▸ WRITTEN REQUEST
Exactly the lines from the one that contains "What matplotlib code" to the one that contains "18.6, 14.7, 12.4]", both lines included, should be copied, and no others.

╭─ DATASET

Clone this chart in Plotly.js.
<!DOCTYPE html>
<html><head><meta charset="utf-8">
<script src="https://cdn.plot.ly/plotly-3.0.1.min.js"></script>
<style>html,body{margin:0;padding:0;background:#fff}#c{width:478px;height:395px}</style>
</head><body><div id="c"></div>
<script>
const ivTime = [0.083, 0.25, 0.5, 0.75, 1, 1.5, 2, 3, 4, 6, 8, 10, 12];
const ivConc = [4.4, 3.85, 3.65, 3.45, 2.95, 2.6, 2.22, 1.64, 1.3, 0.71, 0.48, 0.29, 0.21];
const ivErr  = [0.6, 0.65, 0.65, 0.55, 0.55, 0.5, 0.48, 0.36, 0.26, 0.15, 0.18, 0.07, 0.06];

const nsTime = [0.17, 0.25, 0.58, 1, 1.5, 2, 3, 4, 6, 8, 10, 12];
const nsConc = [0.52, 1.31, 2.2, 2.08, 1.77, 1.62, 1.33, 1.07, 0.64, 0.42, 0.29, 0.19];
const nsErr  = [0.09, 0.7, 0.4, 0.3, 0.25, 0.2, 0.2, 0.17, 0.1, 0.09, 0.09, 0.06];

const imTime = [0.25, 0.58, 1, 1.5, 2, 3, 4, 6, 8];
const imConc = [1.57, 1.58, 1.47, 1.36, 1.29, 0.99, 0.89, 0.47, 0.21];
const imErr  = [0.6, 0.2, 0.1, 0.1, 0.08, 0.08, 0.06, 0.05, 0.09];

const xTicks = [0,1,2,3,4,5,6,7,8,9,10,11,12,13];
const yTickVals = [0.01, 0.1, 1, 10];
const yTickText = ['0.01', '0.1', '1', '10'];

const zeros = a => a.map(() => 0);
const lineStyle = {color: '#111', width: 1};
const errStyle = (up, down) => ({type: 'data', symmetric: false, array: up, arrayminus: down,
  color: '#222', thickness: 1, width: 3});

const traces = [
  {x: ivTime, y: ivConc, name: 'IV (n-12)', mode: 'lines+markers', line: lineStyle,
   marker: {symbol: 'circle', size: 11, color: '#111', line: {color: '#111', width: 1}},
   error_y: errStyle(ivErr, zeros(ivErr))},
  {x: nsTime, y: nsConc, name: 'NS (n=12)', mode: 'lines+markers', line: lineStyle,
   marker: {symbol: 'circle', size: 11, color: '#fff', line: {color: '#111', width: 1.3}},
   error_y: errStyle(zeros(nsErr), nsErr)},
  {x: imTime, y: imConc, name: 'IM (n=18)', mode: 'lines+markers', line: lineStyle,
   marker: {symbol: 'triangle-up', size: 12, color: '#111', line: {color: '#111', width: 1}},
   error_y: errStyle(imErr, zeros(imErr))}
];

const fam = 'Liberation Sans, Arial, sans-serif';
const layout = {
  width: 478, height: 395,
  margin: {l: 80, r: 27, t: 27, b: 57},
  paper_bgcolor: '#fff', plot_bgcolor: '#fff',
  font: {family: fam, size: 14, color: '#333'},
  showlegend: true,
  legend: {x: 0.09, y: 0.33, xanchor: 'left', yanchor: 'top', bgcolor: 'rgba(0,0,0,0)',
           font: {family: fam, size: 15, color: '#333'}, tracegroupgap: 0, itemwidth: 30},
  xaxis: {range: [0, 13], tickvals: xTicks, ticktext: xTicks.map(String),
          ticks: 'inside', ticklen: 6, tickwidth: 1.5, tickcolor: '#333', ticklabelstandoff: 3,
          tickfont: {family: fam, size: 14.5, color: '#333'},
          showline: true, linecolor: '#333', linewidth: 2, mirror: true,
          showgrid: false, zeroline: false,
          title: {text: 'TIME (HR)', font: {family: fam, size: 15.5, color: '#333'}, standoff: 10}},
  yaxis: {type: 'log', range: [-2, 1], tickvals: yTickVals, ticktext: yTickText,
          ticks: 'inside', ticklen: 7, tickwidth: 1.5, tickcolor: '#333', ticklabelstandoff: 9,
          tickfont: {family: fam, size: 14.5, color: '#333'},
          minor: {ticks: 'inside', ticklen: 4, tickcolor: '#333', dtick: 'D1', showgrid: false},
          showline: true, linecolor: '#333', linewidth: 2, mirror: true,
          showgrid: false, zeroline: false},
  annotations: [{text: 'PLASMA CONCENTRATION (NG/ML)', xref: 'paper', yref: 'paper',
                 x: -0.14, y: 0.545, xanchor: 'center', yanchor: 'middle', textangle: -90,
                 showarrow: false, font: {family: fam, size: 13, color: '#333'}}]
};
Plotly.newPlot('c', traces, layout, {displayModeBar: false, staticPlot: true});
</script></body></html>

╰─
╭─ DATASET

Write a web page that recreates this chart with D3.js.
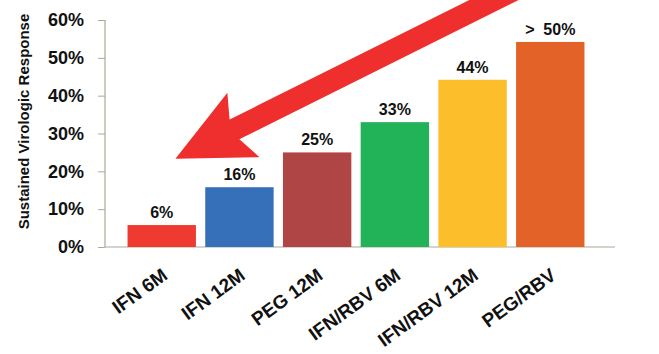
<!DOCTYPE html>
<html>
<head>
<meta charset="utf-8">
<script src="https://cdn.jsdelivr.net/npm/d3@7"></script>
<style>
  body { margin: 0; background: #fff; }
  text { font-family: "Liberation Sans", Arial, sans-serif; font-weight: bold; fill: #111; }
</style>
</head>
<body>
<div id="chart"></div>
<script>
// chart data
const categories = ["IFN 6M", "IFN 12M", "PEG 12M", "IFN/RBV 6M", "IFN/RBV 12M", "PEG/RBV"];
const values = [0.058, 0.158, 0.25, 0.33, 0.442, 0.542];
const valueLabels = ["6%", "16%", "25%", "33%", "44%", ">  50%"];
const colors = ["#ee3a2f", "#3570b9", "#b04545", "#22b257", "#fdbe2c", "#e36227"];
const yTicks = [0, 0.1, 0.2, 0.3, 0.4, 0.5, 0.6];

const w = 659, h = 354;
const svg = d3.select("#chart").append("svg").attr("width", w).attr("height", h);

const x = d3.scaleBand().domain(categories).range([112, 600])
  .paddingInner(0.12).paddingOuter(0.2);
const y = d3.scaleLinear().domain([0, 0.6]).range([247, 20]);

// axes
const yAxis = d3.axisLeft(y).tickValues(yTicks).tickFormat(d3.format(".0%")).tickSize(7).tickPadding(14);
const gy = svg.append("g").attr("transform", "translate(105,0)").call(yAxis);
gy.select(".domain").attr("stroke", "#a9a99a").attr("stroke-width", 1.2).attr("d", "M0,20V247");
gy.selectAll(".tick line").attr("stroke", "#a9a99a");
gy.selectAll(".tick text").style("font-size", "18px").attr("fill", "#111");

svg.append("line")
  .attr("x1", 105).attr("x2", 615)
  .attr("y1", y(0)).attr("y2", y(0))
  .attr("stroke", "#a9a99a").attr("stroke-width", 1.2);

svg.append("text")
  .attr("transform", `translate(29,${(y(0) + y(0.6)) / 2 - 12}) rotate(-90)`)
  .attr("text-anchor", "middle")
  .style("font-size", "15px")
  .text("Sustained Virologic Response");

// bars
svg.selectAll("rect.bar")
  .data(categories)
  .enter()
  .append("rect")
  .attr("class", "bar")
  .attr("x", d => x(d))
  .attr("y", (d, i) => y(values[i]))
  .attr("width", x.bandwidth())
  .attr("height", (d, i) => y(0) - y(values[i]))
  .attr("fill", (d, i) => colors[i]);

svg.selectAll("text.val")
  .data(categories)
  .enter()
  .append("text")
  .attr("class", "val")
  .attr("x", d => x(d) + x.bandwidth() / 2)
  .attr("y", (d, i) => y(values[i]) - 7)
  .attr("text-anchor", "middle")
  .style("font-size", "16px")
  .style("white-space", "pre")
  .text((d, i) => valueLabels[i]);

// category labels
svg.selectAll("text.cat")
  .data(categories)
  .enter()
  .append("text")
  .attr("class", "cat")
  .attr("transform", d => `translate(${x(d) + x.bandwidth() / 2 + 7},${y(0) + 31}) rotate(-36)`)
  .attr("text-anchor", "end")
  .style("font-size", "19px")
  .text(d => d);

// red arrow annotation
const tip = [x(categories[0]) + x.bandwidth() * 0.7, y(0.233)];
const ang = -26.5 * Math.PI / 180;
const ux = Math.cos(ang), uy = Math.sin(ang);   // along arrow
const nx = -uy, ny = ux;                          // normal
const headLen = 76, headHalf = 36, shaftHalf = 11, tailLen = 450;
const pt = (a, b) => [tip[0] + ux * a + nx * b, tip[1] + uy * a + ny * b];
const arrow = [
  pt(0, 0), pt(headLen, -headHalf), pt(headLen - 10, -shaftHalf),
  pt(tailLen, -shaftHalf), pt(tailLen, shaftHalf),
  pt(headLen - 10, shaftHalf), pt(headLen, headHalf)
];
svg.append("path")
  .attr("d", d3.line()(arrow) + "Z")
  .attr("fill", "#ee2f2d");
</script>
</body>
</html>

╰─
╭─ DATASET

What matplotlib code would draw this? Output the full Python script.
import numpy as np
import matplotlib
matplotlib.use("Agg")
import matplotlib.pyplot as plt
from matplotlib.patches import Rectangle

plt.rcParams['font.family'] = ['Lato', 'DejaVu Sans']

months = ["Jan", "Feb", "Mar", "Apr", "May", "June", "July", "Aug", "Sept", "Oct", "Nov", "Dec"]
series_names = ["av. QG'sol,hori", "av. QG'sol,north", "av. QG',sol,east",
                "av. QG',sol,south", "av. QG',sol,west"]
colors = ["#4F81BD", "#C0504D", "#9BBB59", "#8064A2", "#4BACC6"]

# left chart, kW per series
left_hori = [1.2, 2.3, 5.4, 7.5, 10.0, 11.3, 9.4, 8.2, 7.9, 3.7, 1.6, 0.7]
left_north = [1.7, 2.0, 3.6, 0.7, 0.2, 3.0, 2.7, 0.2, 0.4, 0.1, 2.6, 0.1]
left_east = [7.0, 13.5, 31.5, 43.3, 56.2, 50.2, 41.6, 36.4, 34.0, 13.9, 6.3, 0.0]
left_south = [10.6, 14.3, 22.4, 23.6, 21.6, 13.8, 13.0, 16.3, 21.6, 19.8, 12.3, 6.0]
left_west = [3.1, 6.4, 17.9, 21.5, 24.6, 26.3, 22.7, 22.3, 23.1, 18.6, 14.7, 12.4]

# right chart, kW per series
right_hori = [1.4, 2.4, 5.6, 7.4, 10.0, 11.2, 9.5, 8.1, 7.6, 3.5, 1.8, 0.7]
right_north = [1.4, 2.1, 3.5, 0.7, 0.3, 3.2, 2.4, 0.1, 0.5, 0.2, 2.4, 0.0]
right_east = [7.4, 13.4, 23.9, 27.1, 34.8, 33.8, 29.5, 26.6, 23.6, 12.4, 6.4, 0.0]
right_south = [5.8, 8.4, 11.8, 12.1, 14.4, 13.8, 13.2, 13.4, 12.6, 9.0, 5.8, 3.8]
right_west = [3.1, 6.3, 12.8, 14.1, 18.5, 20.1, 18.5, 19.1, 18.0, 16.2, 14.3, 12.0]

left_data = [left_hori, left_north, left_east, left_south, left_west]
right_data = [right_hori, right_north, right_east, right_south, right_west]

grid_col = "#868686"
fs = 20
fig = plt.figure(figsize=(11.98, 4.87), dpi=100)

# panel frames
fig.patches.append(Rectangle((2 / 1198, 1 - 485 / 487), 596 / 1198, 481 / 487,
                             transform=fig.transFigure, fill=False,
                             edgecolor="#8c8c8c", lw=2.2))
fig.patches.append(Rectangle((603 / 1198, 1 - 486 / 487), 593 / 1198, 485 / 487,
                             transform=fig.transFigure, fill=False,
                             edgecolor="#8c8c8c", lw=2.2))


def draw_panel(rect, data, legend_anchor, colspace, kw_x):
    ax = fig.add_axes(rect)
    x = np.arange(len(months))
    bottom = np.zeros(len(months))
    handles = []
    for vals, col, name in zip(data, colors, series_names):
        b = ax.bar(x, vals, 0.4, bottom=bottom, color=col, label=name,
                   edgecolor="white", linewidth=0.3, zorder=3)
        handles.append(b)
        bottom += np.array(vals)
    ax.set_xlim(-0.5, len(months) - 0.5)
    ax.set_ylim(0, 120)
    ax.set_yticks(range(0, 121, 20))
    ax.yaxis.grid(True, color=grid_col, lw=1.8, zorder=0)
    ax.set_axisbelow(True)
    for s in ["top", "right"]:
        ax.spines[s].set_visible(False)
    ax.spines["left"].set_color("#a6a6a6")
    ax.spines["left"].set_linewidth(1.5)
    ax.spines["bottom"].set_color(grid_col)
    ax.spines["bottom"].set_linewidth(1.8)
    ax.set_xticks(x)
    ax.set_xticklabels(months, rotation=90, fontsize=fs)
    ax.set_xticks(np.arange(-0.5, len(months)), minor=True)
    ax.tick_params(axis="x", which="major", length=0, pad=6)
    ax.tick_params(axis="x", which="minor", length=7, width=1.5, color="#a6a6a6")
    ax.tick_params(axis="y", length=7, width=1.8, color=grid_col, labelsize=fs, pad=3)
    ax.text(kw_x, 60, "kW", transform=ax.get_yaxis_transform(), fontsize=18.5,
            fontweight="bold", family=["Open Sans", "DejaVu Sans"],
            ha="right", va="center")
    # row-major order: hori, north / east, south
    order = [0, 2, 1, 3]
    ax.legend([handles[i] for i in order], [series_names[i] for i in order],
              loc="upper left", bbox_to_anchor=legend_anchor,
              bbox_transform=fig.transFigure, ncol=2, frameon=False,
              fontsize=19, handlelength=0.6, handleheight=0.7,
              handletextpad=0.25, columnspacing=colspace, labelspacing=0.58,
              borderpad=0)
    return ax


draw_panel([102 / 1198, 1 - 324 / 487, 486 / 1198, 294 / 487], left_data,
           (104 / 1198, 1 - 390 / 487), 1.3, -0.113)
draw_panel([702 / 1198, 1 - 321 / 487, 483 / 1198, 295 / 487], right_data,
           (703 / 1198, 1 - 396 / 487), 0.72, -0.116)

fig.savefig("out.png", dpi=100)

╰─

▸ RIGHT ANSWER
What matplotlib code would draw this? Output the full Python script.
import numpy as np
import matplotlib
matplotlib.use("Agg")
import matplotlib.pyplot as plt
from matplotlib.patches import Rectangle

plt.rcParams['font.family'] = ['Lato', 'DejaVu Sans']

months = ["Jan", "Feb", "Mar", "Apr", "May", "June", "July", "Aug", "Sept", "Oct", "Nov", "Dec"]
series_names = ["av. QG'sol,hori", "av. QG'sol,north", "av. QG',sol,east",
                "av. QG',sol,south", "av. QG',sol,west"]
colors = ["#4F81BD", "#C0504D", "#9BBB59", "#8064A2", "#4BACC6"]

# left chart, kW per series
left_hori = [1.2, 2.3, 5.4, 7.5, 10.0, 11.3, 9.4, 8.2, 7.9, 3.7, 1.6, 0.7]
left_north = [1.7, 2.0, 3.6, 0.7, 0.2, 3.0, 2.7, 0.2, 0.4, 0.1, 2.6, 0.1]
left_east = [7.0, 13.5, 31.5, 43.3, 56.2, 50.2, 41.6, 36.4, 34.0, 13.9, 6.3, 0.0]
left_south = [10.6, 14.3, 22.4, 23.6, 21.6, 13.8, 13.0, 16.3, 21.6, 19.8, 12.3, 6.0]
left_west = [3.1, 6.4, 17.9, 21.5, 24.6, 26.3, 22.7, 22.3, 23.1, 18.6, 14.7, 12.4]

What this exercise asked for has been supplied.